CogGen: Cognitive-Load-Informed Fully Unsupervised Deep Generative Modeling for Compressively Sampled MRI Reconstruction
This work addresses MRI reconstruction for medical imaging when training data or compute are limited, but it is incremental as it builds on existing unsupervised methods like DIP and INR.
The paper tackled the problem of fully unsupervised deep generative modeling for compressively sampled MRI reconstruction by proposing CogGen, which uses a cognitive-load-informed approach with staged inversion and easy-to-hard scheduling, resulting in improved reconstruction fidelity and convergence behavior compared to baselines.

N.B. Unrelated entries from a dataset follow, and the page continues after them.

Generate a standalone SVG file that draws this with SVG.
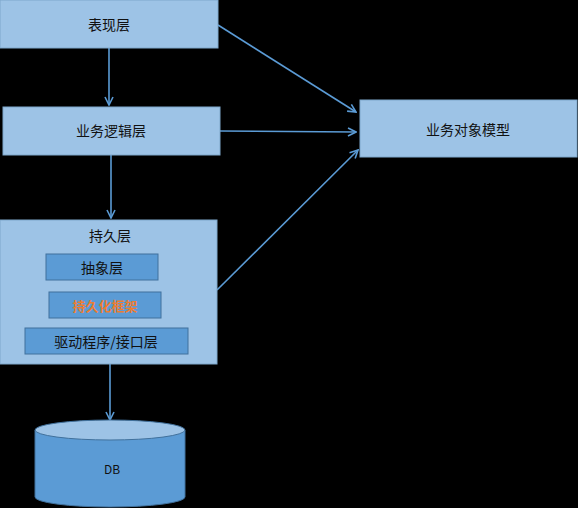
<svg xmlns="http://www.w3.org/2000/svg" width="578" height="508" viewBox="0 0 578 508">
<defs>
<marker id="arr" viewBox="0 0 10 10" refX="9" refY="5" markerWidth="10" markerHeight="10" markerUnits="userSpaceOnUse" orient="auto">
<path d="M1,1 L9,5 L1,9" fill="none" stroke="#5B9BD5" stroke-width="1.6"/>
</marker>
<style>
.lb{fill:#9DC3E6;stroke:#7FA8CC;stroke-width:1}
.db{fill:#5B9BD5;stroke:#41719C;stroke-width:1}
.t{font-family:"Noto Sans CJK SC","Liberation Sans",sans-serif;font-size:14px;fill:#111;text-anchor:middle;dominant-baseline:central}
.c{stroke:#5B9BD5;stroke-width:1.6;fill:none;marker-end:url(#arr)}
</style>
</defs>
<rect width="578" height="508" fill="#000"/>
<g id="connectors">
<line class="c" x1="109" y1="48" x2="109" y2="105"/>
<line class="c" x1="111" y1="155" x2="111" y2="218"/>
<line class="c" x1="110" y1="364" x2="110" y2="420"/>
<line class="c" x1="218" y1="25" x2="356" y2="112"/>
<line class="c" x1="220" y1="131" x2="356" y2="132"/>
<line class="c" x1="217" y1="290" x2="358" y2="150"/>
</g>
<g id="presentation">
<rect class="lb" x="0" y="0" width="218" height="48"/>
<text class="t" x="109" y="24">表现层</text>
</g>
<g id="business">
<rect class="lb" x="3" y="107" width="217" height="48"/>
<text class="t" x="111" y="130">业务逻辑层</text>
</g>
<g id="model">
<rect class="lb" x="360" y="100" width="217" height="57"/>
<text class="t" x="468" y="129">业务对象模型</text>
</g>
<g id="persistence">
<rect class="lb" x="0" y="220" width="217" height="144"/>
<text class="t" x="110" y="235">持久层</text>
</g>
<g id="abstract">
<rect class="db" x="46" y="254" width="112" height="26"/>
<text class="t" x="102" y="267">抽象层</text>
</g>
<g id="framework">
<rect class="db" x="49" y="292" width="112" height="26"/>
<text class="t" x="105" y="305" style="fill:#ED7D31;font-weight:bold;font-size:13px">持久化框架</text>
</g>
<g id="driver">
<rect class="db" x="25" y="328" width="163" height="26"/>
<text class="t" x="106" y="341">驱动程序/接口层</text>
</g>
<g id="db">
<path class="db" d="M35,430 L35,497 A75,10 0 0 0 185,497 L185,430 Z"/>
<ellipse cx="110" cy="430" rx="75" ry="10" fill="#9DC3E6" stroke="#41719C" stroke-width="1"/>
<text class="t" x="112" y="468" style="font-size:12px">DB</text>
</g>
</svg>
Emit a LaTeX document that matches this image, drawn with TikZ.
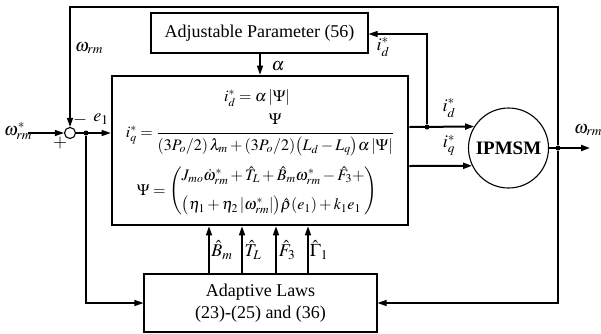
\documentclass[tikz,border=0pt]{standalone}
\usepackage{amsmath}
\usepackage{mathptmx}
\usepackage{fontspec}
\setmainfont{Liberation Serif}
\usetikzlibrary{arrows.meta,calc}
\begin{document}
\begin{tikzpicture}[x=1pt,y=-1pt,
  thin/.style={line width=1.1pt},
  thick2/.style={line width=2pt},
  tip/.style={-{Triangle[length=9pt,width=6pt]}},
  blk/.style={draw,line width=1.1pt,rectangle,inner sep=0pt,font=\fontsize{18}{21}\selectfont},
  lbl/.style={inner sep=0pt,font=\fontsize{18}{21}\selectfont},
  eqn/.style={inner sep=0pt,font=\fontsize{16}{19}\selectfont},
  dotn/.style={circle,fill,inner sep=0pt,minimum size=5pt}]
\useasboundingbox (0,0) rectangle (601,333);
% blocks
\node[blk,minimum width=217pt,minimum height=40pt] (adj) at (259.5,33) {Adjustable Parameter (56)};
\node[draw,line width=2.6pt,rectangle,minimum width=296pt,minimum height=149pt,inner sep=0pt] (main) at (260,150.5) {};
\node[blk,minimum width=233pt,minimum height=58pt,align=center] (adl) at (260.5,303) {Adaptive Laws\\[1pt](23)-(25) and (36)};
\node[draw,circle,line width=1.1pt,minimum size=80pt,inner sep=0pt,font=\fontsize{19}{22}\selectfont\bfseries] (ipm) at (508.5,148) {IPMSM};
\node[draw,circle,line width=1.1pt,minimum size=11pt,inner sep=0pt] (sum) at (70,133) {};
% equations
\node[eqn] (eq1) at (257,98) {$i_d^*=\alpha\left|\Psi\right|$};
\node[eqn] (eq2) at (260,135) {$i_q^*=\dfrac{\Psi\rule[-6pt]{0pt}{6pt}}{\rule{0pt}{15pt}(3P_o/2)\,\lambda_m+(3P_o/2)\bigl(L_d-L_q\bigr)\alpha\left|\Psi\right|}$};
\node[eqn] (eq3) at (257,191) {$\Psi=\left(\begin{array}{@{}l@{}}J_{mo}\dot{\omega}_{rm}^*+\hat{T}_L+\hat{B}_m\omega_{rm}^*-\hat{F}_3+\\[10pt] \bigl(\eta_1+\eta_2\left|\omega_{rm}^*\right|\bigr)\hat{\rho}(e_1)+k_1e_1\end{array}\right)$};
% points
\coordinate (win) at (28,133);
\node[dotn] (d1) at (86,133) {};
\node[dotn] (d2) at (427,127) {};
\node[dotn] (d3) at (558,148) {};
\coordinate (wout) at (590,148);
% connectors
\draw[thin,tip] (win) -- (sum.west);
\draw[thin,tip] (d3) -- (558,7) -- (sum.north |- 0,7) -- (sum.north);
\draw[thin,tip] (sum.east) -- (main.west |- sum);
\draw[thin,tip] (d1) -- (d1 |- adl.west) -- (adl.west);
\draw[thin,tip] (adj.south -| 260,0) -- (main.north -| 260,0);
\draw[thick2,tip] (main.east |- d2) -- (ipm.148.3);
\draw[thick2,tip] (main.east |- 0,166) -- (ipm.206.7);
\draw[thin,tip] (d2) -- (d2 |- 0,34) -- (adj.east |- 0,34);
\draw[thick2,tip] (ipm.east) -- (wout);
\draw[thin,tip] (d3) -- (d3 |- adl.east) -- (adl.east);
\foreach \xx in {209,242,276,308}
  \draw[line width=1.5pt,tip] (adl.north -| \xx,0) -- (main.south -| \xx,0);
% labels
\node[lbl] (lwin) at (18,131) {$\omega_{rm}^*$};
\node[lbl] (lwfb) at (89,48) {$\omega_{rm}$};
\node[lbl] (lminus) at (80,120) {$-$};
\node[lbl] (lplus) at (60,143) {$+$};
\node[lbl] (le1) at (101,119) {$e_1$};
\node[lbl] (lalpha) at (278,66) {$\alpha$};
\node[lbl] (lid1) at (383,47) {$i_d^*$};
\node[lbl] (lid2) at (449,108) {$i_d^*$};
\node[lbl] (liq) at (449,145) {$i_q^*$};
\node[lbl] (lwout) at (588,130) {$\omega_{rm}$};
\node[lbl] (lB) at (222,250) {$\hat{B}_m$};
\node[lbl] (lT) at (253,250) {$\hat{T}_L$};
\node[lbl] (lF) at (287,250) {$\hat{F}_3$};
\node[lbl] (lG) at (319,250) {$\hat{\Gamma}_1$};
\end{tikzpicture}
\end{document}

Fully unsupervised deep generative modeling (FU-DGM) is promising for compressively sampled MRI (CS-MRI) when training data or compute are limited. Classical FU-DGMs such as DIP and INR rely on architectural priors, but the ill-conditioned inverse problem often demands many iterations and easily overfits measurement noise. We propose CogGen, a cognitive-load-informed FU-DGM that casts CS-MRI as staged inversion and regulates task-side "cognitive load" by progressively scheduling intrinsic difficulty and extraneous interference. CogGen replaces uniform data fitting with an easy-to-hard k-space weighting/selection strategy: early iterations emphasize low-frequency, high-SNR, structure-dominant samples, while higher-frequency or noise-dominated measurements are introduced later. We realize this schedule through self-paced curriculum learning (SPCL) with complementary criteria: a student mode that reflects what the model can currently learn and a teacher mode that indicates what it should follow, supporting both soft weighting and hard selection. Experiments and analyses show that CogGen-DIP and CogGen-INR improve reconstruction fidelity and convergence behavior compared with strong unsupervised baselines and competitive supervised pipelines.